Requirements.
Nothing outside the range from the line with "Reproduce this chart with Plotly." to the line with "10.72, 10.76, 10.80]" belongs in the copy, and no pictures do either; repeat that range exactly.
begin Records supplied
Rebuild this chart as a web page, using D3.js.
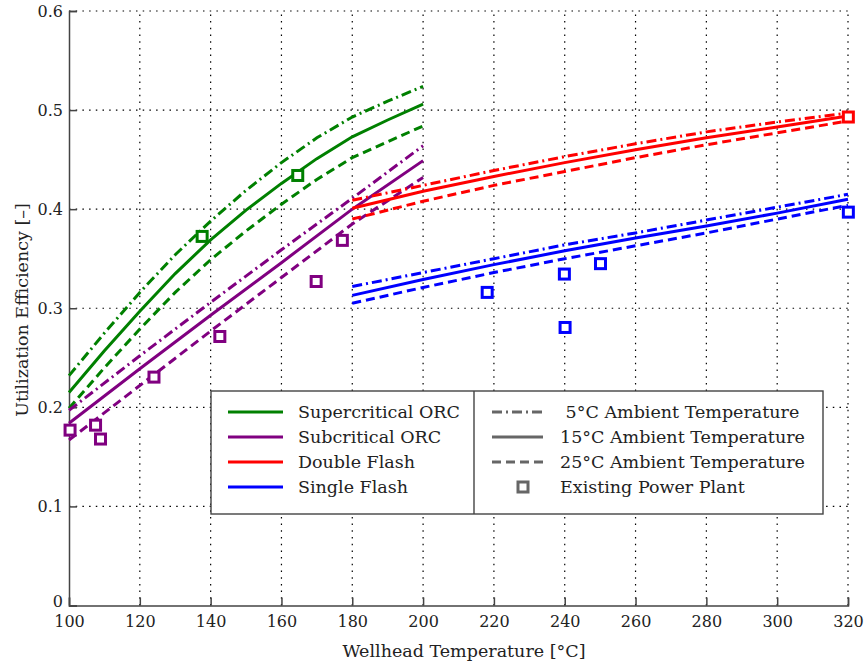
<!DOCTYPE html>
<html>
<head>
<meta charset="utf-8">
<script src="https://cdn.jsdelivr.net/npm/d3@7/dist/d3.min.js"></script>
<style>
    body { margin: 0; background: #fff; }
    svg text {
        font-family: "DejaVu Serif", "Liberation Serif", serif;
        fill: #222;
    }
    .grid line {
        stroke: #000;
        stroke-width: 1.2;
        stroke-dasharray: 1.5,5.2;
    }
    .axis-line {
        stroke: #444;
        stroke-width: 1.5;
        fill: none;
    }
</style>
</head>
<body>
<svg id="svg" width="865" height="668"></svg>
<script>
// wellhead temperature (°C) for each model series
const orcTemps = [100, 110, 120, 130, 140, 150, 160, 170, 180, 190, 200];
const subTemps = [100, 120, 140, 160, 180, 200];
const flashTemps = [180, 200, 220, 240, 260, 280, 300, 320];

// utilization efficiency, by ambient temperature 5 / 15 / 25 °C
const superOrc5  = [0.232, 0.275, 0.316, 0.354, 0.388, 0.419, 0.447, 0.472, 0.493, 0.509, 0.524];
const superOrc15 = [0.215, 0.257, 0.297, 0.335, 0.369, 0.399, 0.426, 0.451, 0.473, 0.490, 0.506];
const superOrc25 = [0.199, 0.240, 0.279, 0.316, 0.349, 0.378, 0.405, 0.430, 0.452, 0.468, 0.484];

const subOrc5  = [0.197, 0.252, 0.306, 0.359, 0.411, 0.464];
const subOrc15 = [0.184, 0.239, 0.293, 0.346, 0.400, 0.449];
const subOrc25 = [0.167, 0.222, 0.277, 0.331, 0.385, 0.432];

const doubleFlash5  = [0.409, 0.424, 0.439, 0.453, 0.466, 0.478, 0.488, 0.497];
const doubleFlash15 = [0.401, 0.418, 0.433, 0.447, 0.460, 0.472, 0.483, 0.494];
const doubleFlash25 = [0.390, 0.408, 0.424, 0.438, 0.452, 0.465, 0.477, 0.489];

const singleFlash5  = [0.322, 0.336, 0.350, 0.364, 0.376, 0.389, 0.402, 0.415];
const singleFlash15 = [0.313, 0.329, 0.344, 0.358, 0.371, 0.383, 0.396, 0.410];
const singleFlash25 = [0.305, 0.321, 0.336, 0.350, 0.363, 0.376, 0.390, 0.404];

// existing power plants: [temperature, efficiency]
const plantsSuper = [[137.6, 0.3725], [164.6, 0.434]];
const plantsSub = [[100.3, 0.177], [107.5, 0.182], [108.9, 0.168], [124, 0.2305],
                   [142.6, 0.2715], [169.8, 0.327], [177.2, 0.3685]];
const plantsDouble = [[320.1, 0.493]];
const plantsSingle = [[218.1, 0.316], [239.9, 0.3345], [240.1, 0.2806], [250.1, 0.345], [320.1, 0.397]];

const xTicks = [100, 120, 140, 160, 180, 200, 220, 240, 260, 280, 300, 320];
const yTicks = [0, 0.1, 0.2, 0.3, 0.4, 0.5, 0.6];

const techNames = ['Supercritical ORC', 'Subcritical ORC', 'Double Flash', 'Single Flash'];
const techColors = ['#008000', '#800080', '#ff0000', '#0000ff'];
const ambientNames = ['\u00a05°C Ambient Temperature', '15°C Ambient Temperature', '25°C Ambient Temperature'];
const ambientDash = ['10,4,2,4', null, '9,5'];

const svg = d3.select('#svg');

const xScale = d3.scaleLinear().domain([100, 320]).range([69, 848]);
const yScale = d3.scaleLinear().domain([0, 0.6]).range([605.5, 11]);

// grid
const grid = svg.append('g').attr('class', 'grid');
grid.selectAll('.gx')
    .data(xTicks.slice(1))
    .enter().append('line')
    .attr('x1', d => xScale(d)).attr('x2', d => xScale(d))
    .attr('y1', yScale(0)).attr('y2', yScale(0.6));
grid.selectAll('.gy')
    .data(yTicks.slice(1))
    .enter().append('line')
    .attr('x1', xScale(100)).attr('x2', xScale(320))
    .attr('y1', d => yScale(d)).attr('y2', d => yScale(d));

// axes (ticks pointing inward, box off)
const xAxis = d3.axisBottom(xScale).tickValues(xTicks).tickSize(-8).tickPadding(4).tickFormat(d3.format('d'));
const yAxis = d3.axisLeft(yScale).tickValues(yTicks).tickSize(-8).tickPadding(6).tickFormat(d => d === 0 ? '0' : d3.format('.1f')(d));

const gx = svg.append('g').attr('transform', 'translate(0,' + yScale(0) + ')').call(xAxis);
const gy = svg.append('g').attr('transform', 'translate(' + xScale(100) + ',0)').call(yAxis);
[gx, gy].forEach(g => {
    g.select('.domain').attr('class', 'axis-line');
    g.selectAll('.tick line').attr('stroke', '#444').attr('stroke-width', 1.5);
    g.selectAll('.tick text').attr('font-size', 16).attr('fill', '#222')
        .style('font-family', '"DejaVu Serif", serif');
});
gx.selectAll('.tick text').attr('dy', '1.1em');
gy.selectAll('.tick text').attr('x', -6);
// keep the y "0" clear of the x "100"
gy.selectAll('.tick').filter(d => d === 0).select('text').attr('dy', '0.05em');

// model curves
const line = d3.line().x(d => xScale(d[0])).y(d => yScale(d[1]));
const zip = (ts, vs) => ts.map((t, i) => [t, vs[i]]);

const series = [
    {temps: orcTemps, vals: [superOrc5, superOrc15, superOrc25], color: techColors[0]},
    {temps: subTemps, vals: [subOrc5, subOrc15, subOrc25], color: techColors[1]},
    {temps: flashTemps, vals: [doubleFlash5, doubleFlash15, doubleFlash25], color: techColors[2]},
    {temps: flashTemps, vals: [singleFlash5, singleFlash15, singleFlash25], color: techColors[3]},
];

const curves = svg.append('g');
series.forEach(s => {
    s.vals.forEach((v, k) => {
        curves.append('path')
            .attr('d', line(zip(s.temps, v)))
            .attr('fill', 'none')
            .attr('stroke', s.color)
            .attr('stroke-width', 3)
            .attr('stroke-dasharray', ambientDash[k]);
    });
});

// existing plants
const plantSets = [plantsSuper, plantsSub, plantsDouble, plantsSingle];
plantSets.forEach((pts, i) => {
    svg.append('g').selectAll('rect')
        .data(pts)
        .enter().append('rect')
        .attr('x', d => xScale(d[0]) - 5)
        .attr('y', d => yScale(d[1]) - 5)
        .attr('width', 10).attr('height', 10)
        .attr('fill', '#fff')
        .attr('stroke', techColors[i])
        .attr('stroke-width', 3);
});

// legend
const legend = svg.append('g');
legend.append('rect')
    .attr('x', 211).attr('y', 391)
    .attr('width', 612).attr('height', 123)
    .attr('fill', '#fff').attr('stroke', '#444').attr('stroke-width', 1.4);
legend.append('line')
    .attr('x1', 474).attr('x2', 474).attr('y1', 391).attr('y2', 514)
    .attr('stroke', '#444').attr('stroke-width', 1.4);

const rowY = i => 412 + i * 25;

techNames.forEach((name, i) => {
    legend.append('line')
        .attr('x1', 228).attr('x2', 283)
        .attr('y1', rowY(i)).attr('y2', rowY(i))
        .attr('stroke', techColors[i]).attr('stroke-width', 3);
    legend.append('text')
        .attr('x', 298).attr('y', rowY(i)).attr('dy', '0.35em')
        .attr('font-size', 17.5)
        .text(name);
});

ambientNames.forEach((name, i) => {
    legend.append('line')
        .attr('x1', 492).attr('x2', 543)
        .attr('y1', rowY(i)).attr('y2', rowY(i))
        .attr('stroke', '#666').attr('stroke-width', 3)
        .attr('stroke-dasharray', ambientDash[i]);
    legend.append('text')
        .attr('x', 560).attr('y', rowY(i)).attr('dy', '0.35em')
        .attr('font-size', 17.5)
        .text(name);
});
legend.append('rect')
    .attr('x', 518).attr('y', rowY(3) - 5)
    .attr('width', 10).attr('height', 10)
    .attr('fill', '#fff').attr('stroke', '#666').attr('stroke-width', 3);
legend.append('text')
    .attr('x', 560).attr('y', rowY(3)).attr('dy', '0.35em')
    .attr('font-size', 17.5)
    .text('Existing Power Plant');

// axis titles
svg.append('text')
    .attr('x', 464).attr('y', 651).attr('dy', '0.35em')
    .attr('text-anchor', 'middle')
    .attr('font-size', 17.5)
    .text('Wellhead Temperature [°C]');
svg.append('text')
    .attr('transform', 'translate(22,310) rotate(-90)')
    .attr('dy', '0.35em')
    .attr('text-anchor', 'middle')
    .attr('font-size', 17.5)
    .text('Utilization Efficiency [\u2013]');
</script>
</body>
</html>
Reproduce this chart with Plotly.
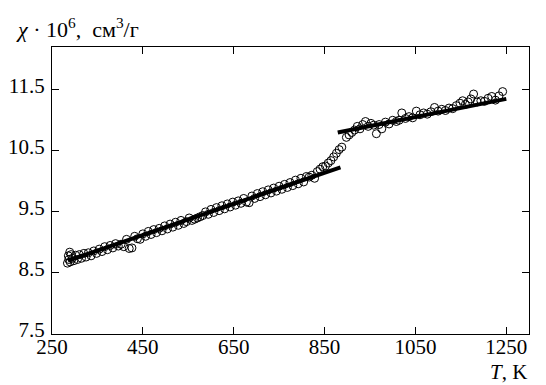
import plotly.graph_objects as go

# measured points, segment 1 (below transition)
T1 = [284, 286, 287, 289, 290, 292, 295, 298, 302, 306, 310, 315, 320, 325, 330, 336, 342, 348, 354, 360,
      366, 372, 378, 384, 390, 396, 402, 408, 414, 420, 426, 432, 438, 444, 450, 456, 462, 468, 474, 480,
      486, 492, 498, 504, 510, 516, 522, 528, 534, 540, 546, 552, 558, 564, 570, 576, 582, 588, 594, 600,
      606, 612, 618, 624, 630, 636, 642, 648, 654, 660, 666, 672, 678, 684, 690, 696, 702, 708, 714, 720,
      726, 732, 738, 744, 750, 756, 762, 768, 774, 780, 786, 792, 798, 804, 810, 816, 822, 828, 834, 840, 846]
chi1 = [8.66, 8.78, 8.72, 8.84, 8.68, 8.80, 8.74, 8.70, 8.79, 8.72, 8.80, 8.74, 8.82, 8.76, 8.83, 8.78, 8.86, 8.82, 8.89, 8.85,
        8.93, 8.88, 8.95, 8.91, 8.98, 8.94, 8.97, 8.93, 9.05, 8.90, 8.91, 9.10, 9.06, 9.05, 9.14, 9.10, 9.18, 9.13, 9.21, 9.16,
        9.23, 9.19, 9.27, 9.22, 9.30, 9.25, 9.33, 9.28, 9.36, 9.31, 9.34, 9.40, 9.36, 9.38, 9.40, 9.42, 9.44, 9.50, 9.46, 9.54,
        9.49, 9.57, 9.52, 9.60, 9.55, 9.63, 9.58, 9.66, 9.61, 9.68, 9.64, 9.72, 9.66, 9.65, 9.76, 9.72, 9.80, 9.75, 9.83, 9.78,
        9.86, 9.81, 9.89, 9.84, 9.92, 9.87, 9.95, 9.90, 9.98, 9.93, 10.02, 9.96, 10.05, 9.99, 10.08, 10.07, 10.10, 10.05, 10.16, 10.20, 10.24]

# transition region
Tt = [852, 858, 864, 870, 876, 882, 888, 898, 904, 910]
chit = [10.25, 10.30, 10.34, 10.40, 10.46, 10.52, 10.56, 10.72, 10.76, 10.80]

# segment 2 (above transition)
T2 = [916, 922, 928, 934, 940, 946, 952, 958, 964, 970, 976, 984, 992, 1000, 1008, 1014, 1020, 1028, 1036, 1044,
      1052, 1060, 1068, 1076, 1084, 1092, 1100, 1108, 1116, 1124, 1132, 1140, 1148, 1154, 1160, 1166, 1172, 1178,
      1186, 1194, 1202, 1210, 1218, 1226, 1234, 1242]
chi2 = [10.84, 10.90, 10.86, 10.93, 10.98, 10.90, 10.95, 10.92, 10.78, 10.93, 10.86, 10.97, 10.94, 11.00, 10.98, 11.00,
        11.12, 11.03, 11.06, 11.04, 11.15, 11.09, 11.12, 11.10, 11.14, 11.21, 11.15, 11.18, 11.16, 11.20, 11.19, 11.24,
        11.28, 11.32, 11.26, 11.30, 11.35, 11.43, 11.30, 11.32, 11.31, 11.36, 11.39, 11.33, 11.40, 11.47]

# linear fits
fit1_T = [285, 885]
fit1_chi = [8.70, 10.23]
fit2_T = [879, 1250]
fit2_chi = [10.80, 11.35]

x_ticks = [250, 450, 650, 850, 1050, 1250]
y_ticks = [7.5, 8.5, 9.5, 10.5, 11.5]

FONT = "Liberation Serif, serif"

fig = go.Figure()
for fx, fy in [(fit1_T, fit1_chi), (fit2_T, fit2_chi)]:
    fig.add_trace(go.Scatter(x=fx, y=fy, mode="lines",
                             line=dict(color="black", width=4), showlegend=False))
fig.add_trace(go.Scatter(x=T1 + Tt + T2, y=chi1 + chit + chi2, mode="markers",
                         marker=dict(symbol="circle-open", size=8, color="black",
                                     line=dict(width=1, color="black")),
                         showlegend=False))

axis_common = dict(showline=True, linecolor="black", linewidth=1, mirror="ticks",
                   ticks="inside", ticklen=7, tickwidth=1, tickcolor="black",
                   showgrid=False, zeroline=False, automargin=False,
                   tickfont=dict(family=FONT, size=21, color="black"))

fig.update_xaxes(range=[250, 1300], tickvals=x_ticks, ticktext=[str(v) for v in x_ticks],
                 ticklabelstandoff=-6, **axis_common)
fig.update_yaxes(range=[7.5, 12.2], tickvals=y_ticks, ticktext=[f"{v:.1f}" for v in y_ticks],
                 ticklabelstandoff=2, ticklabelshift=-4, **axis_common)

fig.add_annotation(text="<i>χ</i> · 10<sup>6</sup>,&nbsp;&nbsp;см<sup>3</sup>/г", xref="paper", yref="paper",
                   x=-0.079, y=1.066, xanchor="left", yanchor="middle", showarrow=False,
                   font=dict(family=FONT, size=22, color="black"))
fig.add_annotation(text="<i>T</i>, K", xref="paper", yref="paper",
                   x=1.0, y=-0.132, xanchor="right", yanchor="middle", showarrow=False,
                   font=dict(family=FONT, size=21, color="black"))

# page body has an 8px default margin: figure is sized/margined to compensate
fig.update_layout(template="none", width=538, height=377, margin=dict(l=44, r=17, t=39, b=51),
                  plot_bgcolor="white", paper_bgcolor="white",
                  font=dict(family=FONT, size=21, color="black"))

fig.write_html("out.html")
end Records supplied
Task result.
Reproduce this chart with Plotly.
import plotly.graph_objects as go

# measured points, segment 1 (below transition)
T1 = [284, 286, 287, 289, 290, 292, 295, 298, 302, 306, 310, 315, 320, 325, 330, 336, 342, 348, 354, 360,
      366, 372, 378, 384, 390, 396, 402, 408, 414, 420, 426, 432, 438, 444, 450, 456, 462, 468, 474, 480,
      486, 492, 498, 504, 510, 516, 522, 528, 534, 540, 546, 552, 558, 564, 570, 576, 582, 588, 594, 600,
      606, 612, 618, 624, 630, 636, 642, 648, 654, 660, 666, 672, 678, 684, 690, 696, 702, 708, 714, 720,
      726, 732, 738, 744, 750, 756, 762, 768, 774, 780, 786, 792, 798, 804, 810, 816, 822, 828, 834, 840, 846]
chi1 = [8.66, 8.78, 8.72, 8.84, 8.68, 8.80, 8.74, 8.70, 8.79, 8.72, 8.80, 8.74, 8.82, 8.76, 8.83, 8.78, 8.86, 8.82, 8.89, 8.85,
        8.93, 8.88, 8.95, 8.91, 8.98, 8.94, 8.97, 8.93, 9.05, 8.90, 8.91, 9.10, 9.06, 9.05, 9.14, 9.10, 9.18, 9.13, 9.21, 9.16,
        9.23, 9.19, 9.27, 9.22, 9.30, 9.25, 9.33, 9.28, 9.36, 9.31, 9.34, 9.40, 9.36, 9.38, 9.40, 9.42, 9.44, 9.50, 9.46, 9.54,
        9.49, 9.57, 9.52, 9.60, 9.55, 9.63, 9.58, 9.66, 9.61, 9.68, 9.64, 9.72, 9.66, 9.65, 9.76, 9.72, 9.80, 9.75, 9.83, 9.78,
        9.86, 9.81, 9.89, 9.84, 9.92, 9.87, 9.95, 9.90, 9.98, 9.93, 10.02, 9.96, 10.05, 9.99, 10.08, 10.07, 10.10, 10.05, 10.16, 10.20, 10.24]

# transition region
Tt = [852, 858, 864, 870, 876, 882, 888, 898, 904, 910]
chit = [10.25, 10.30, 10.34, 10.40, 10.46, 10.52, 10.56, 10.72, 10.76, 10.80]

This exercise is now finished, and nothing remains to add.